Chez l’Homme, il existe 25 types de récepteurs qui reconnaissent les composés amers, avec des singularités (très légères modifications) pour chacun d’entre eux. Mais contrairement aux récepteurs du sucré (tout le monde ressent et apprécie les substances sucrées), les récepteurs d’amertume sont inégalement représentés chez les individus. Certains reconnaissent l’amer à toutes petites doses (au risque d’un rejet immédiat), ce sont les “super goûteurs”, d’autres (environ 30%, tout de même) ne sont pas gênés par ce goût et il en faut des doses élevées pour les faire réagir, ce sont les “non goûteurs”.
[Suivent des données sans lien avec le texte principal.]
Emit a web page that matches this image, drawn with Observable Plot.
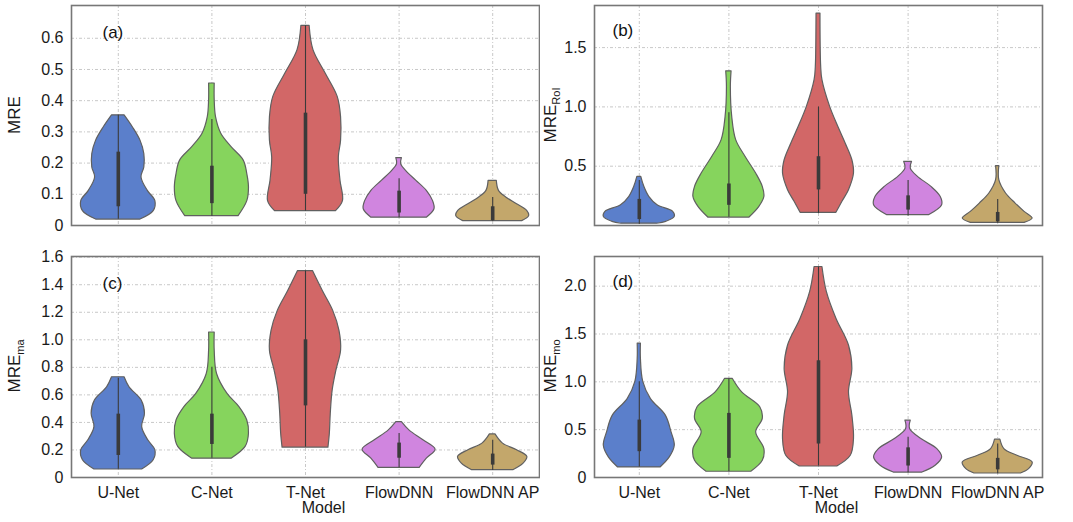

Pour éprouver le degré de sensation amère chez des individus, on dispose de languettes de papier imbibées d’un amer très puissant, le PTC (PhénylThioCarbamide) que l’on met en contact avec la langue des testeurs…
Plus simplement, on peut se limiter à croquer un comprimé de paracétamol (doliprane) et de noter son effet en bouche. Environ 25% des individus ont très peu de réaction, ce sont des “non goûteurs”.
Cette disparité pourrait n’être qu’ anecdotique, puisque l’amertume ne fait pas partie de nos penchants. Mais de fait, cette déficience des “non goûteurs” est en fait une carence physiologique aux conséquences mesurables dans certaines situations pathologiques. C’est le cas pour les maladies respiratoires, tant supérieures (rhinites et laryngites chroniques) que basses (BPCO, asthme). Ou bien pour des troubles digestifs et métaboliques (iléites, mici, obésité, diabète).
En médecine courante, on traite vigoureusement les symptômes et on ne va pas chercher des déficiences en récepteurs d’amertume … Mais quand on s’intéresse au sujet et que l’on teste les malades avec des bandelettes PTC, on s’aperçoit que les “non goûteurs” font également partie des patients les plus atteints.Et l’on sait maintenant (voir plus loin) par quels mécanismes les “super goûteurs” sont naturellement protégés et peuvent accéder à des traitements via des suplémentations en substances amères.